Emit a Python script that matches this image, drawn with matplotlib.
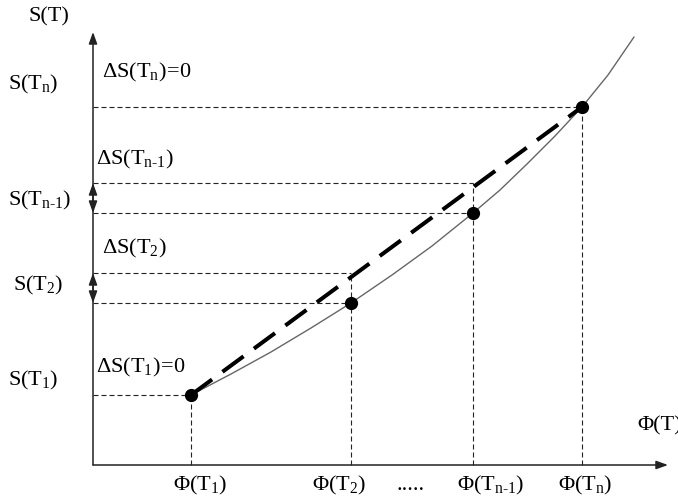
import matplotlib
matplotlib.use("Agg")
import matplotlib.pyplot as plt

plt.rcParams['mathtext.fontset'] = 'custom'
plt.rcParams['mathtext.rm'] = 'Liberation Serif'
plt.rcParams['mathtext.it'] = 'Liberation Serif:italic'
plt.rcParams['font.family'] = ['Liberation Serif', 'DejaVu Serif']

# ---- data (schematic units; origin at axis corner) ----
phi = [98, 258, 380, 489]                 # Φ(T1), Φ(T2), Φ(Tn-1), Φ(Tn)
S_pts = [70, 162, 252, 358]               # S(T1), S(T2), S(Tn-1), S(Tn)
chord_levels = [70, 192, 282, 358]        # level of the dashed chord at each Φ
curve_x = [98, 138, 178, 218, 258, 299, 339, 380, 407, 434, 462, 489, 515, 541]
curve_y = [70, 91, 113, 137, 162, 190, 219, 252, 275, 301, 329, 358, 390, 428]

phi_labels = [r'$\mathrm{Φ(T_1)}$', r'$\mathrm{Φ(T_2)}$',
              r'$\mathrm{Φ(T_{n\text{-}1})}$', r'$\mathrm{Φ(T_n)}$']
S_labels = [r'$\mathrm{S(T_1)}$', r'$\mathrm{S(T_2)}$',
            r'$\mathrm{S(T_{n\text{-}1})}$', r'$\mathrm{S(T_n)}$']
dS_labels = [r'$\mathrm{ΔS(T_1)\!=\!0}$', r'$\mathrm{ΔS(T_2)}$',
             r'$\mathrm{ΔS(T_{n\text{-}1})}$', r'$\mathrm{ΔS(T_n)\!=\!0}$']

# ---- layout ----
fig = plt.figure(figsize=(6.78, 4.96), dpi=100)
ax = fig.add_axes([0, 0, 1, 1])
ax.set_xlim(-93, 585)
ax.set_ylim(-31, 465)
ax.axis('off')

FS = 16
thin_dash = (0, (4.5, 2.7))

# axes with arrows
arrow_kw = dict(arrowstyle='-|>,head_length=0.5,head_width=0.18',
                mutation_scale=14, color='#222222', lw=1.1,
                shrinkA=0, shrinkB=0)
ax.annotate('', xy=(0, 433), xytext=(0, 0), arrowprops=arrow_kw)
ax.annotate('', xy=(575, 0), xytext=(0, 0), arrowprops=arrow_kw)

# dashed helper lines
for p, s, c in zip(phi, S_pts, chord_levels):
    ax.plot([0, p], [s, s], color='#222222', lw=0.8, ls=thin_dash)
    top = max(s, c)
    ax.plot([p, p], [0, top], color='#222222', lw=0.8, ls=thin_dash)
    if c != s:
        ax.plot([0, p], [c, c], color='#222222', lw=0.8, ls=thin_dash)

# double arrows on the S axis for ΔS
darrow_kw = dict(arrowstyle='<|-|>,head_length=0.5,head_width=0.18',
                 mutation_scale=14, color='#222222', lw=1.1,
                 shrinkA=0, shrinkB=0)
for s, c in zip(S_pts, chord_levels):
    if c != s:
        ax.annotate('', xy=(0, c), xytext=(0, s), arrowprops=darrow_kw)

# curve S = f(Φ)
ax.plot(curve_x, curve_y, color='#666666', lw=1.0, solid_capstyle='round',
        solid_joinstyle='round')

# chord (bold dashed)
ax.plot([phi[0], phi[-1]], [S_pts[0], S_pts[-1]], color='black', lw=2.9,
        ls=(0, (6.5, 3.2)))

# points
ax.plot(phi, S_pts, 'o', color='black', ms=8.5)

# ---- text ----
px = lambda x: x - 93
py = lambda y: 465 - y

ax.text(px(28), py(21), 'S(T)', fontsize=FS, va='baseline', ha='left')
ax.text(px(637), py(430), 'Φ(T)', fontsize=FS, va='baseline', ha='left')

S_lab_pos = [(8, 385), (13, 290), (8, 205), (8, 89)]
dS_lab_pos = [(96, 372), (102, 253), (96, 164), (102, 77)]
phi_lab_pos = [173, 312, 457, 558]

for lab, (x, y) in zip(S_labels, S_lab_pos):
    ax.text(px(x), py(y), lab, fontsize=FS, va='baseline', ha='left')
for lab, (x, y) in zip(dS_labels, dS_lab_pos):
    ax.text(px(x), py(y), lab, fontsize=FS, va='baseline', ha='left')
for lab, x in zip(phi_labels, phi_lab_pos):
    ax.text(px(x), py(490), lab, fontsize=FS, va='baseline', ha='left')
ax.text(px(397), py(490), '.....', fontsize=FS, va='baseline', ha='left')

fig.savefig('out.png', dpi=100)
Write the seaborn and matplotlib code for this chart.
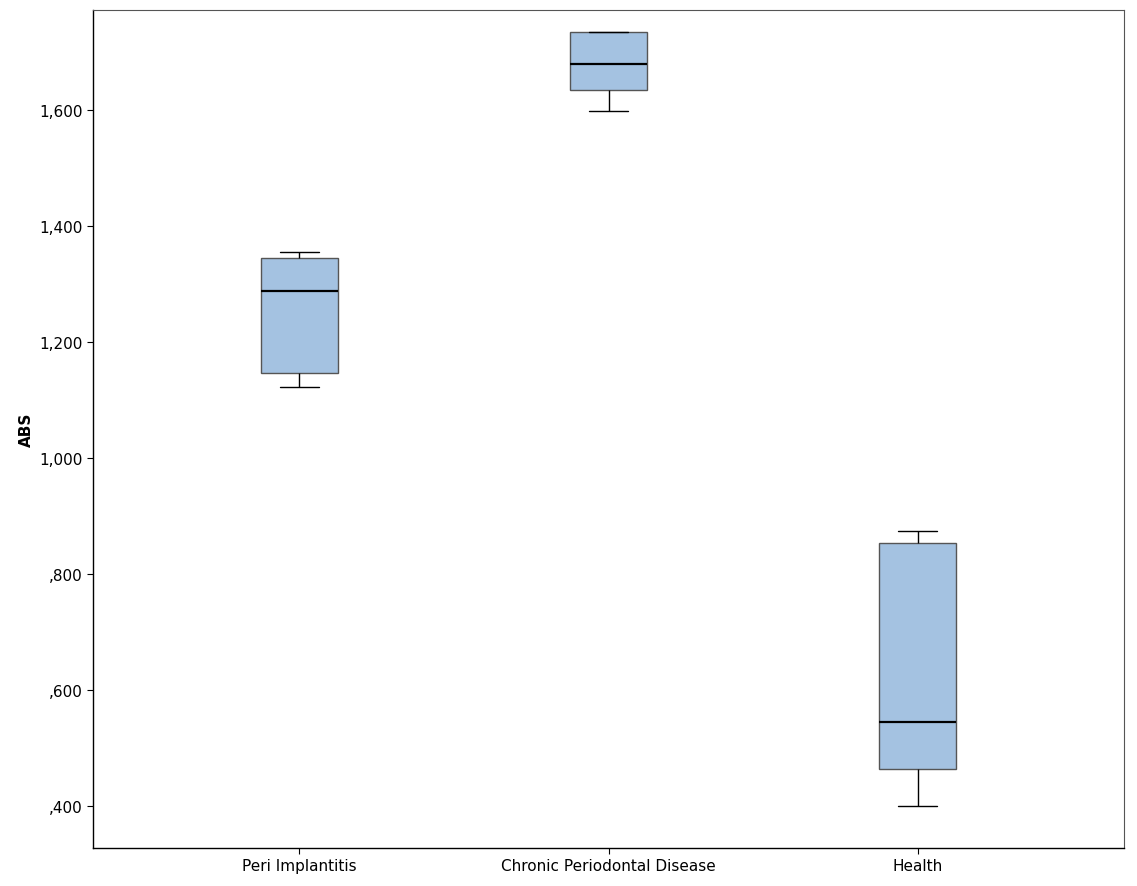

----

**What is being asked:**
Copy the records word for word, leaving no picture in the copy.

**Completed exercise:**
Emit a Python script that matches this image, drawn with matplotlib.
import matplotlib
matplotlib.use("Agg")
import matplotlib.pyplot as plt

plt.rcParams['mathtext.fontset'] = 'custom'
plt.rcParams['mathtext.rm'] = 'Liberation Serif'
plt.rcParams['mathtext.it'] = 'Liberation Serif:italic'
plt.rcParams['font.family'] = ['Liberation Serif', 'DejaVu Serif']

# ---- data (schematic units; origin at axis corner) ----
phi = [98, 258, 380, 489]                 # Φ(T1), Φ(T2), Φ(Tn-1), Φ(Tn)
S_pts = [70, 162, 252, 358]               # S(T1), S(T2), S(Tn-1), S(Tn)
chord_levels = [70, 192, 282, 358]        # level of the dashed chord at each Φ
curve_x = [98, 138, 178, 218, 258, 299, 339, 380, 407, 434, 462, 489, 515, 541]
curve_y = [70, 91, 113, 137, 162, 190, 219, 252, 275, 301, 329, 358, 390, 428]

phi_labels = [r'$\mathrm{Φ(T_1)}$', r'$\mathrm{Φ(T_2)}$',
              r'$\mathrm{Φ(T_{n\text{-}1})}$', r'$\mathrm{Φ(T_n)}$']
S_labels = [r'$\mathrm{S(T_1)}$', r'$\mathrm{S(T_2)}$',
            r'$\mathrm{S(T_{n\text{-}1})}$', r'$\mathrm{S(T_n)}$']
dS_labels = [r'$\mathrm{ΔS(T_1)\!=\!0}$', r'$\mathrm{ΔS(T_2)}$',
             r'$\mathrm{ΔS(T_{n\text{-}1})}$', r'$\mathrm{ΔS(T_n)\!=\!0}$']

# ---- layout ----
fig = plt.figure(figsize=(6.78, 4.96), dpi=100)
ax = fig.add_axes([0, 0, 1, 1])
ax.set_xlim(-93, 585)
ax.set_ylim(-31, 465)
ax.axis('off')

FS = 16
thin_dash = (0, (4.5, 2.7))

# axes with arrows
arrow_kw = dict(arrowstyle='-|>,head_length=0.5,head_width=0.18',
                mutation_scale=14, color='#222222', lw=1.1,
                shrinkA=0, shrinkB=0)
ax.annotate('', xy=(0, 433), xytext=(0, 0), arrowprops=arrow_kw)
ax.annotate('', xy=(575, 0), xytext=(0, 0), arrowprops=arrow_kw)

# dashed helper lines
for p, s, c in zip(phi, S_pts, chord_levels):
    ax.plot([0, p], [s, s], color='#222222', lw=0.8, ls=thin_dash)
    top = max(s, c)
    ax.plot([p, p], [0, top], color='#222222', lw=0.8, ls=thin_dash)
    if c != s:
        ax.plot([0, p], [c, c], color='#222222', lw=0.8, ls=thin_dash)

# double arrows on the S axis for ΔS
darrow_kw = dict(arrowstyle='<|-|>,head_length=0.5,head_width=0.18',
                 mutation_scale=14, color='#222222', lw=1.1,
                 shrinkA=0, shrinkB=0)
for s, c in zip(S_pts, chord_levels):
    if c != s:
        ax.annotate('', xy=(0, c), xytext=(0, s), arrowprops=darrow_kw)

# curve S = f(Φ)
ax.plot(curve_x, curve_y, color='#666666', lw=1.0, solid_capstyle='round',
        solid_joinstyle='round')

# chord (bold dashed)
ax.plot([phi[0], phi[-1]], [S_pts[0], S_pts[-1]], color='black', lw=2.9,
        ls=(0, (6.5, 3.2)))

# points
ax.plot(phi, S_pts, 'o', color='black', ms=8.5)

# ---- text ----
px = lambda x: x - 93
py = lambda y: 465 - y

ax.text(px(28), py(21), 'S(T)', fontsize=FS, va='baseline', ha='left')
ax.text(px(637), py(430), 'Φ(T)', fontsize=FS, va='baseline', ha='left')

S_lab_pos = [(8, 385), (13, 290), (8, 205), (8, 89)]
dS_lab_pos = [(96, 372), (102, 253), (96, 164), (102, 77)]
phi_lab_pos = [173, 312, 457, 558]

for lab, (x, y) in zip(S_labels, S_lab_pos):
    ax.text(px(x), py(y), lab, fontsize=FS, va='baseline', ha='left')
for lab, (x, y) in zip(dS_labels, dS_lab_pos):
    ax.text(px(x), py(y), lab, fontsize=FS, va='baseline', ha='left')
for lab, x in zip(phi_labels, phi_lab_pos):
    ax.text(px(x), py(490), lab, fontsize=FS, va='baseline', ha='left')
ax.text(px(397), py(490), '.....', fontsize=FS, va='baseline', ha='left')

fig.savefig('out.png', dpi=100)
Write the seaborn and matplotlib code for this chart.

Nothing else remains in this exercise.